Even Jesus sought the silence of the desert when the clamor of the crowds grew to a roar. We can rest in silence, it renews. With teens in my house, silence is as rare as angelic visitations. The chance to listen for God and to refresh body and soul in His peace is similarly heavenly, but these are not the only graces to be found in silence.
In his rule for monastic living, St. Benedict devotes a chapter to silence and points out that the purpose of silence in a communal life is to both listen and learn.
Silence teaches us to move with deliberate care, to discern how our choices in life might deprive others of what they need. When the small everyday noises are amplified – the clang of silverware against a plate, or the wind slamming shut a door left ajar – I am gradually made aware of how my life in the world might deprive and disturb others. Do I need to rush to beat someone else into line at the grocery store?
Silence invites us to learn humility and trust.
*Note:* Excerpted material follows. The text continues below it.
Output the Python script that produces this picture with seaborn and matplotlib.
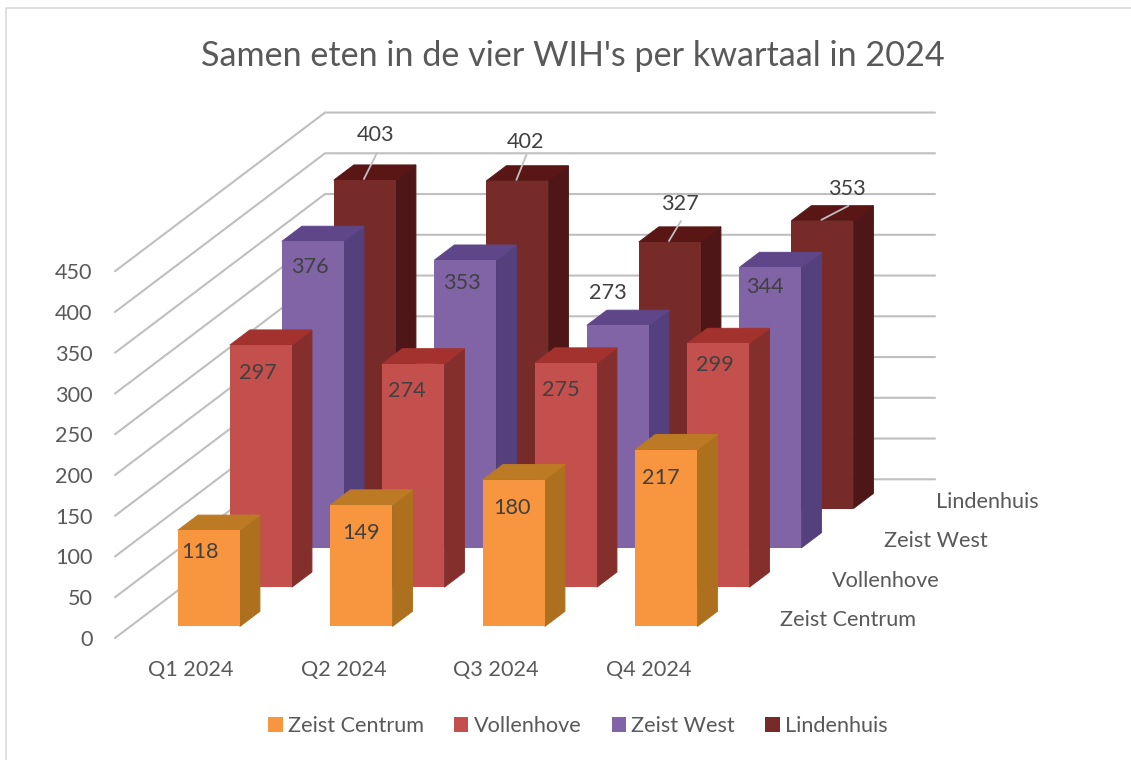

When we choose to refrain from speaking, becoming unable to express our needs to others, we learn to accept what is offered, to trust that what we need will be provided.
On a silent retreat one autumn, I had taken a long walk and returned ravenous. Hoping for a reprise of the previous night’s chocolate cake, instead I found figs roasted with honey on the dessert table. I didn’t like figs and breakfast was a long way off. Go hungry? Break the silence and beg the kitchen staff for cake? Or trust that what I needed was there for me? I trusted, and learned of the marvelous taste of honeyed figs and God’s care for me.
The enveloping silence of my eight days is a memory, but I can still hear it reverberating through my life, inviting me to move with more thought for others, and less for myself, to make manifest what I learned in silence. What we hear in whispers, says St. Matthew’s Gospel, proclaim from the housetops.
As we pray before you, Lord, we ask you, in your mercy, for the grace always to ponder
in our hearts what we proclaim with our lips. Amen.